30 Ekim 2013 Çarşamba

The Long Earth...Geldim, gördüm, okudum, beğendim

Hanım'a geçen doğum gününde bir kitap hediye edeyim dedim. Baktım aylardan Ekim, dedim bari ben okuyayım (Hanım'a sitem).

Oldukça hoş ama artık yavaş yavaş klişe olmaya başlamış bir fikri, gayet orijinal bir şekilde sunuyor. Bulunduğumuz evrenden onlarca, binlerce belki milyarlarca olması ve her vatandaşın bir gecede bir başka evrene "adım" atabilme kabiliyetine sahip olması ve bunu işleyiş şekli, her ne kadar biraz hafif de kalsa, gayet başarılı.

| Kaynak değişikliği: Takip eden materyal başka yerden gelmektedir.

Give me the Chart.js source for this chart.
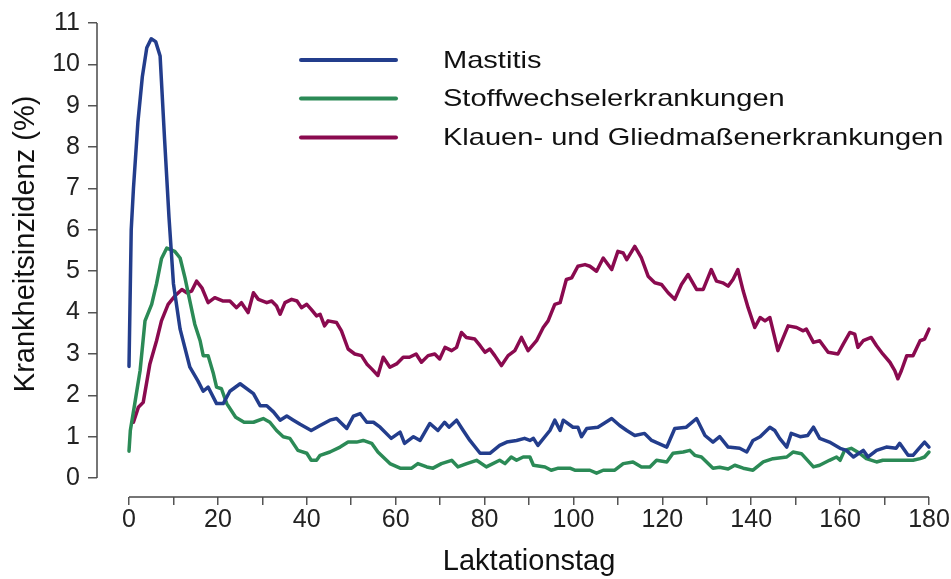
<!DOCTYPE html>
<html>
<head>
<meta charset="utf-8">
<script src="https://cdn.jsdelivr.net/npm/chart.js@4/dist/chart.umd.min.js"></script>
<style>
  html, body { margin: 0; padding: 0; background: #fff; }
  #wrap { width: 951px; height: 579px; position: relative; }
</style>
</head>
<body>
<div id="wrap"><canvas id="lineChart"></canvas></div>
<script>
const seriesNames = ['Mastitis', 'Stoffwechselerkrankungen', 'Klauen- und Gliedmaßenerkrankungen'];
const seriesColors = ['#233d8c', '#2b8a56', '#8a0a4f'];

const mastitisDays = [0, 0.5, 1, 2, 3, 4, 5, 6, 7, 8, 9, 10, 11.5, 13.7, 15.5, 16.7, 17.8,
    19.7, 21.2, 22.7, 25, 28, 29.5, 31, 32.5, 34, 35.5, 37, 38.5, 41, 43, 45.2, 46.7, 49,
    50.5, 52, 53.5, 55, 56.5, 59, 61, 62, 64, 65.5, 67.7, 69.5, 71, 72, 73.7, 75.2, 76.7,
    79, 81.2, 83.4, 85, 87.2, 89, 90.2, 91, 92, 94.7, 95.8, 97, 97.7, 99.9, 101, 101.8, 103,
    105.5, 108.6, 110.4, 112, 113.8, 116, 117.6, 121, 122.8, 125.4, 127.7, 129.6, 131.4,
    132.9, 134.8, 137.4, 139, 140.4, 142, 144.2, 145.3, 146.4, 148, 149, 151, 152.7, 154,
    155.4, 157.6, 160, 161.4, 163, 165.2, 166.3, 168.2, 170.4, 172.6, 173.4, 175.3, 176.4,
    178, 179, 180];
const mastitisValues = [2.7, 6.0, 7.0, 8.6, 9.7, 10.4, 10.62, 10.55, 10.2, 8.2, 6.3, 4.7, 3.6, 2.68, 2.35, 2.1, 2.2,
    1.8, 1.8, 2.1, 2.28, 2.04, 1.75, 1.75, 1.6, 1.4, 1.5, 1.4, 1.3, 1.15, 1.27, 1.4, 1.44, 1.2,
    1.5, 1.56, 1.35, 1.35, 1.23, 0.96, 1.11, 0.84, 1.0, 0.91, 1.32, 1.15, 1.35, 1.23, 1.4, 1.15, 0.91,
    0.6, 0.6, 0.79, 0.87, 0.91, 0.96, 0.91, 0.96, 0.79, 1.15, 1.4, 1.15, 1.4, 1.23, 1.23, 1.0, 1.2,
    1.23, 1.44, 1.27, 1.15, 1.03, 1.08, 0.91, 0.75, 1.2, 1.23, 1.44, 1.03, 0.87,
    1.0, 0.75, 0.72, 0.63, 0.91, 1.0, 1.23, 1.15, 0.96, 0.75, 1.08, 1.0, 1.03, 1.23,
    0.96, 0.87, 0.72, 0.67, 0.51, 0.67, 0.51, 0.67, 0.75, 0.72, 0.84, 0.55, 0.55,
    0.75, 0.87, 0.75];

const stoffDays = [0, 0.3, 1.3, 2.5, 3.6, 5.1, 6.2, 7.3, 8.5, 10.3, 11.5, 12.6, 13.7, 14.8, 16,
    16.7, 17.8, 19, 19.7, 20.8, 22, 24, 25.9, 28, 30.2, 31.7, 33.2, 34.7, 36.2, 38, 40, 41,
    42.2, 43, 45.2, 47.5, 49.3, 51.2, 52.7, 54.6, 56, 58.7, 61, 63.6, 65, 67, 68.4, 70.3,
    72.6, 74, 76, 78.2, 80.4, 83.4, 84.6, 86, 87.2, 88.7, 90.2, 91, 93.6, 95, 96.6, 99.2,
    100.3, 103.7, 105.2, 106.7, 109.3, 111.2, 113.4, 115.3, 117.2, 118.7, 121, 122.4, 124.7,
    126.2, 127.3, 128.8, 131.4, 132.9, 134.8, 136.3, 138.2, 140.4, 142.7, 144.9, 148, 149.4,
    151.3, 154, 155.4, 157.6, 159.2, 160, 161, 162.5, 164.4, 165.9, 168.2, 169.6, 176.4,
    178, 179, 180];
const stoffValues = [0.65, 1.15, 1.8, 2.6, 3.8, 4.2, 4.7, 5.3, 5.56, 5.48, 5.32, 4.84, 4.28, 3.72, 3.32,
    2.96, 2.96, 2.52, 2.2, 2.16, 1.8, 1.47, 1.35, 1.35, 1.44, 1.35, 1.15, 1.0, 0.96, 0.67, 0.6, 0.43,
    0.43, 0.55, 0.63, 0.75, 0.87, 0.87, 0.91, 0.84, 0.63, 0.35, 0.24, 0.24, 0.35, 0.27, 0.24, 0.35,
    0.43, 0.27, 0.35, 0.43, 0.27, 0.43, 0.35, 0.51, 0.43, 0.51, 0.51, 0.31, 0.27, 0.19, 0.24, 0.24,
    0.19, 0.19, 0.12, 0.19, 0.19, 0.35, 0.39, 0.27, 0.27, 0.43, 0.39, 0.6, 0.63,
    0.67, 0.55, 0.51, 0.24, 0.26, 0.22, 0.31, 0.24, 0.19, 0.39, 0.47, 0.51, 0.63,
    0.59, 0.27, 0.31, 0.43, 0.51, 0.43, 0.67, 0.72, 0.6, 0.47, 0.39, 0.43, 0.43,
    0.47, 0.51, 0.63];

const klauenDays = [1, 2.1, 3.2, 4.7, 6.2, 7.3, 8.8, 10.3, 11.9, 13, 14.1, 15.2, 16.4, 17.8, 19.3,
    21.2, 22.7, 24.2, 25.3, 26.8, 28, 29.1, 31, 32.1, 33.2, 34, 35.1, 36.6, 37.8, 38.8, 40,
    41, 42.2, 43, 44, 44.8, 46.7, 47.8, 49.3, 50.8, 52.3, 53.5, 54.6, 56, 57.2, 58.7, 60.2,
    61.7, 63.1, 64.6, 65.8, 67.3, 68.8, 69.9, 71.1, 72.6, 73.7, 74.8, 75.9, 77.8, 79, 80.1,
    81.2, 82.3, 83.8, 85.3, 86.8, 88.3, 89.8, 91.7, 93.2, 94.3, 95.8, 97, 98.4, 99.6, 101,
    102.6, 103.7, 105.2, 106.7, 108.6, 110, 111.2, 112, 113.8, 115.3, 116.8, 118.3, 119.8,
    121.3, 122.8, 124.3, 125.8, 127.7, 129.2, 131, 132.2, 133.6, 134.8, 135.9, 137, 138.2,
    139.3, 140.8, 142, 143.1, 144.2, 146, 148.3, 150.2, 151.7, 152.4, 154, 155.4, 157.3,
    159.5, 160.7, 162.2, 163.3, 164, 165.2, 167, 168.2, 169.6, 171.2, 172.3, 173, 173.8,
    175, 176.4, 178, 179, 180];
const klauenValues = [1.35, 1.71, 1.83, 2.76, 3.32, 3.8, 4.2, 4.4, 4.56, 4.48, 4.52, 4.76, 4.6, 4.24, 4.36,
    4.28, 4.28, 4.12, 4.24, 4.0, 4.48, 4.32, 4.24, 4.28, 4.16, 3.96, 4.24, 4.32, 4.28, 4.12, 4.2,
    4.08, 3.92, 3.96, 3.68, 3.8, 3.76, 3.56, 3.12, 3.0, 2.96, 2.76, 2.64, 2.48, 2.92, 2.68, 2.76,
    2.92, 2.92, 3.0, 2.8, 2.96, 3.0, 2.88, 3.16, 3.08, 3.16, 3.52, 3.4, 3.36, 3.2, 3.04,
    3.12, 2.96, 2.72, 2.96, 3.08, 3.4, 3.08, 3.32, 3.64, 3.8, 4.2, 4.24, 4.8, 4.84, 5.12,
    5.16, 5.12, 5.0, 5.32, 5.04, 5.48, 5.44, 5.28, 5.6, 5.32, 4.88, 4.72, 4.68,
    4.48, 4.32, 4.68, 4.92, 4.56, 4.56, 5.04, 4.76, 4.72, 4.64, 4.8, 5.04, 4.52,
    4.12, 3.64, 3.88, 3.8, 3.88, 3.08, 3.68, 3.64, 3.56, 3.6, 3.28, 3.32, 3.04,
    3.0, 3.24, 3.52, 3.48, 3.16, 3.32, 3.4, 3.2, 3.0, 2.8, 2.6, 2.4, 2.6,
    2.96, 2.96, 3.32, 3.36, 3.6];

const xTicks = [0, 10, 20, 30, 40, 50, 60, 70, 80, 90, 100, 110, 120, 130, 140, 150, 160, 170, 180];
const yTicks = [0, 1, 2, 3, 4, 5, 6, 7, 8, 9, 10, 11];

function toPoints(days, values) {
    return days.map((d, i) => ({ x: d, y: values[i] }));
}

// R-style axes: lines only span the data range, detached from the corner
const rAxes = {
    id: 'rAxes',
    afterDraw(chart) {
        const { ctx, chartArea, scales: { x, y } } = chart;
        ctx.save();
        ctx.strokeStyle = '#4a4a4a';
        ctx.lineWidth = 1.5;
        ctx.beginPath();
        ctx.moveTo(x.getPixelForValue(xTicks[0]), chartArea.bottom);
        ctx.lineTo(x.getPixelForValue(xTicks[xTicks.length - 1]), chartArea.bottom);
        ctx.moveTo(chartArea.left, y.getPixelForValue(yTicks[0]));
        ctx.lineTo(chartArea.left, y.getPixelForValue(yTicks[yTicks.length - 1]));
        ctx.stroke();
        ctx.restore();
    }
};

// legend drawn inside the plot, text a bit wider like the original
const innerLegend = {
    id: 'innerLegend',
    afterDraw(chart) {
        const ctx = chart.ctx;
        const rows = [60, 98.5, 137.5];
        ctx.save();
        chart.data.datasets.forEach((ds, i) => {
            ctx.strokeStyle = ds.borderColor;
            ctx.lineWidth = 4;
            ctx.lineCap = 'round';
            ctx.beginPath();
            ctx.moveTo(301, rows[i]);
            ctx.lineTo(396, rows[i]);
            ctx.stroke();
            ctx.save();
            ctx.translate(443, rows[i]);
            ctx.scale(1.21, 1);
            ctx.fillStyle = '#111';
            ctx.font = '24px "Liberation Sans", Arial, sans-serif';
            ctx.textBaseline = 'middle';
            ctx.fillText(ds.label, 0, 1);
            ctx.restore();
        });
        ctx.restore();
    }
};

document.addEventListener('DOMContentLoaded', function() {
    const datasets = [
        toPoints(mastitisDays, mastitisValues),
        toPoints(stoffDays, stoffValues),
        toPoints(klauenDays, klauenValues)
    ].map((pts, i) => ({
        label: seriesNames[i],
        data: pts,
        borderColor: seriesColors[i],
        backgroundColor: seriesColors[i],
        borderWidth: 3.5,
        pointRadius: 0,
        tension: 0,
        borderJoinStyle: 'round',
        borderCapStyle: 'round',
        clip: false
    }));

    const tickFont = { family: '"Liberation Sans", Arial, sans-serif', size: 25 };
    const titleFont = { family: '"Liberation Sans", Arial, sans-serif', size: 29 };

    new Chart(document.getElementById('lineChart').getContext('2d'), {
        type: 'line',
        data: { datasets },
        options: {
            responsive: true,
            maintainAspectRatio: false,
            animation: false,
            layout: { padding: { top: 20, right: 22, left: 0, bottom: 0 } },
            plugins: { legend: false, tooltip: { enabled: false } },
            scales: {
                x: {
                    type: 'linear',
                    min: -7.2,
                    max: 180,
                    afterBuildTicks(scale) { scale.ticks = xTicks.map(v => ({ value: v })); },
                    afterFit(scale) { scale.height = 82; },
                    grid: { display: true, drawOnChartArea: false, drawTicks: true, tickLength: 8, color: '#555', lineWidth: 1.5 },
                    border: { display: false },
                    ticks: {
                        autoSkip: false, maxRotation: 0, padding: 0, color: '#222', font: tickFont,
                        callback: v => (v % 20 === 0 ? String(v) : '')
                    },
                    title: { display: true, text: '    Laktationstag', color: '#111', font: titleFont, padding: { top: 0, bottom: 0 } }
                },
                y: {
                    type: 'linear',
                    min: -0.457,
                    max: 11,
                    afterBuildTicks(scale) { scale.ticks = yTicks.map(v => ({ value: v })); },
                    afterFit(scale) { scale.width = 97; },
                    grid: { display: true, drawOnChartArea: false, drawTicks: true, tickLength: 9, color: '#555', lineWidth: 1.5 },
                    border: { display: false },
                    ticks: { autoSkip: false, padding: 8, color: '#222', font: tickFont },
                    title: { display: true, text: '    Krankheitsinzidenz (%)', color: '#111', font: titleFont, padding: { top: 9, bottom: 0 } }
                }
            }
        },
        plugins: [rAxes, innerLegend]
    });
});
</script>
</body>
</html>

Evren bir patates kadar uzakta
Kitapta, yaşantımızda gayet benimsediğimiz doğanın, hatta pek düşünmediğimiz evrenin olası varyasyonlarının oldukça ilginç sonuçlara sebep olabileceğini görebiliyoruz. En çok hoşuma gidense sınırsız evren varyasyonlarında hiç insan olmaması ve insanı oluşturan olaylar zincirinin ne kadar düşük bir ihtimalle aynı sırada olabileceğini (o kadar az ki aslında olamayabileceğini) ve aslında var olarak bile ne kadar şanslı olduğumuzu görebilmemizi sağlıyor. Eğer böyle şehirli mehirli, aman diğerinin aynısı da azıcık farklıydı aslında diye fringe tarzı bir durum olsaydı kitabı okumazdım ne yalan söyleyim.

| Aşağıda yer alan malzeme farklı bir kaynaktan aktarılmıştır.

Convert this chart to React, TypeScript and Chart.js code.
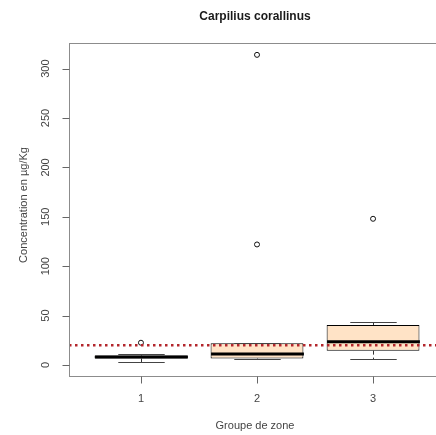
import React, { useEffect, useRef } from 'react';
import { Chart, registerables } from 'chart.js';

Chart.register(...registerables);

// ---- data ----
const groups = [1, 2, 3];
const groupLabels = ['1', '2', '3'];
const lowerWhisker = [3, 6, 6];
const q1 = [6.5, 6.5, 14.5];
const median = [8, 11, 23.6];
const q3 = [9.5, 22, 40.5];
const upperWhisker = [11, 22, 43];
const outlierGroup = [1, 2, 2, 3];
const outlierValue = [22.5, 122, 314, 148];
const threshold = 20;
const yTicks = [0, 50, 100, 150, 200, 250, 300];
const xMin = 0.38;
const xMax = 3.62;
const yMin = -12.2;
const yMax = 326;
const titleText = 'Carpilius corallinus';
const xTitle = 'Groupe de zone';
const yTitle = 'Concentration en µg/Kg';

const FONT = '"Liberation Sans", Arial, sans-serif';

const rPlugin = {
  id: 'rboxplot',
  afterDatasetDraw(chart: any, args: any) {
    if (args.meta.type !== 'bar') return;
    const { ctx } = chart;
    const x = chart.scales.x;
    const y = chart.scales.y;
    const meta = args.meta;
    ctx.save();
    groups.forEach((g, i) => {
      const el = meta.data[i];
      const cx = Math.round(x.getPixelForValue(g)) + 0.5;
      const half = el.width / 2;
      const yq1 = y.getPixelForValue(q1[i]);
      const yq3 = y.getPixelForValue(q3[i]);
      const ylo = Math.round(y.getPixelForValue(lowerWhisker[i])) + 0.5;
      const yhi = Math.round(y.getPixelForValue(upperWhisker[i])) + 0.5;
      ctx.strokeStyle = '#333';
      ctx.lineWidth = 1;
      ctx.setLineDash([4, 3]);
      ctx.beginPath();
      ctx.moveTo(cx, yq3);
      ctx.lineTo(cx, yhi);
      ctx.moveTo(cx, yq1);
      ctx.lineTo(cx, ylo);
      ctx.stroke();
      ctx.setLineDash([]);
      ctx.strokeStyle = '#444';
      ctx.beginPath();
      ctx.moveTo(cx - half / 2, yhi);
      ctx.lineTo(cx + half / 2, yhi);
      ctx.moveTo(cx - half / 2, ylo);
      ctx.lineTo(cx + half / 2, ylo);
      ctx.stroke();
      ctx.strokeStyle = '#000';
      ctx.lineWidth = 3;
      const ym = y.getPixelForValue(median[i]);
      ctx.beginPath();
      ctx.moveTo(cx - half, ym);
      ctx.lineTo(cx + half, ym);
      ctx.stroke();
    });
    ctx.restore();
  },
  afterDraw(chart: any) {
    const { ctx, chartArea } = chart;
    const x = chart.scales.x;
    const y = chart.scales.y;
    const L = chartArea.left + 0.5;
    const T = chartArea.top + 0.5;
    const R = chartArea.right - 0.5;
    const B = chartArea.bottom - 0.5;
    ctx.save();
    ctx.strokeStyle = '#8c8c8c';
    ctx.lineWidth = 1;
    ctx.strokeRect(L, T, R - L, B - T);
    ctx.strokeStyle = '#666';
    ctx.fillStyle = '#444';
    ctx.font = `11px ${FONT}`;
    ctx.beginPath();
    yTicks.forEach((v) => {
      const py = Math.round(y.getPixelForValue(v)) + 0.5;
      ctx.moveTo(L - 7, py);
      ctx.lineTo(L, py);
    });
    ctx.stroke();
    yTicks.forEach((v) => {
      const py = y.getPixelForValue(v);
      ctx.save();
      ctx.translate(46, py);
      ctx.rotate(-Math.PI / 2);
      ctx.textAlign = 'center';
      ctx.textBaseline = 'middle';
      ctx.fillText(String(v), 0, 0);
      ctx.restore();
    });
    ctx.beginPath();
    groups.forEach((g) => {
      const px = Math.round(x.getPixelForValue(g)) + 0.5;
      ctx.moveTo(px, B);
      ctx.lineTo(px, B + 7);
    });
    ctx.stroke();
    ctx.textAlign = 'center';
    ctx.textBaseline = 'middle';
    groups.forEach((g, i) => {
      ctx.fillText(groupLabels[i], x.getPixelForValue(g), 399);
    });
    const midX = (chartArea.left + chartArea.right) / 2;
    ctx.fillText(xTitle, midX - 2, 426);
    ctx.save();
    ctx.translate(24, 205);
    ctx.rotate(-Math.PI / 2);
    ctx.fillText(yTitle, 0, 0);
    ctx.restore();
    ctx.fillStyle = '#1a1a1a';
    ctx.font = `bold 12px ${FONT}`;
    ctx.fillText(titleText, midX - 2, 17);
    ctx.restore();
  },
};

export default function App() {
  const ref = useRef<HTMLCanvasElement>(null);
  useEffect(() => {
    if (!ref.current) return;
    const chart = new Chart(ref.current, {
      type: 'bar',
      data: {
        datasets: [
          {
            type: 'line',
            data: [
              { x: xMin, y: threshold },
              { x: xMax, y: threshold },
            ],
            borderColor: '#b3262c',
            borderWidth: 2.5,
            borderDash: [2.5, 3.5],
            pointRadius: 0,
            order: 1,
          } as any,
          {
            type: 'scatter',
            data: outlierGroup.map((g, i) => ({ x: g, y: outlierValue[i] })),
            pointRadius: 2.5,
            pointBorderWidth: 1,
            pointBorderColor: '#111',
            pointBackgroundColor: 'rgba(0,0,0,0)',
            order: 2,
          } as any,
          {
            type: 'bar',
            data: groups.map((g, i) => ({ x: g, y: [q1[i], q3[i]] })),
            backgroundColor: '#ffe3c6',
            borderColor: '#000',
            borderWidth: 1,
            borderSkipped: false,
            barPercentage: 0.8,
            categoryPercentage: 1,
            order: 3,
          } as any,
        ],
      },
      options: {
        animation: false,
        responsive: false,
        layout: { padding: { left: 69, top: 43, right: 15, bottom: 58 } },
        scales: {
          x: {
            type: 'linear',
            min: xMin,
            max: xMax,
            offset: false,
            display: false,
            afterBuildTicks: (s: any) => {
              s.ticks = groups.map((v) => ({ value: v }));
            },
          },
          y: {
            type: 'linear',
            min: yMin,
            max: yMax,
            display: false,
            afterBuildTicks: (s: any) => {
              s.ticks = yTicks.map((v) => ({ value: v }));
            },
          },
        },
        plugins: {
          legend: { display: false },
          tooltip: { enabled: false },
          title: { display: false },
        },
      },
      plugins: [rPlugin],
    });
    return () => chart.destroy();
  }, []);
  return (
    <div style={{ position: 'fixed', left: 0, top: 0, width: 460, height: 435, background: '#fff' }}>
      <canvas ref={ref} width={460} height={435} style={{ display: 'block' }} />
    </div>
  );
}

Düşünsenize, sonsuz bir evren ve ulaşmak için ihtiyacınız olan tek şey sırt çantanıza doldurabildiğiniz herşey (bazı küçük limitler var tabii) ve patates. Gider miydiniz?

+'lar

  • Klişe fikir ile mükemmel hikaye tabanı oluşturma,
  • Yaratıcı, patates ile yatay seyahat durumu.
  • Evrenlerin gerçekliği ve olasılıkları düşündürmesi
  • Yorulmadan okunabiliyor. (Çıtır çerez niyetine diyeceğim ama yazar ben olsam bana kızardım valla ne demek çıtır falan diye. Öyle ama ne yapayım.)

-'ler


  • Sığ ve tuhaf anlatım şekli. Nedense ingilizcesi bile çeviri gibi geliyor.
  • O kadar olasılığı 1-2 paragraf ile geçiştirme. Birkaç kitap sanki tek kitaba sıkıştırılmış gibi.
  • Karakterlere tam bağlanamama. Hikayenin önemli toplamda 5 karakteri varken hiçbiri için hiçbirşey hissedememek de tuhaf bir his oldu. İlk defa yaşıyorum.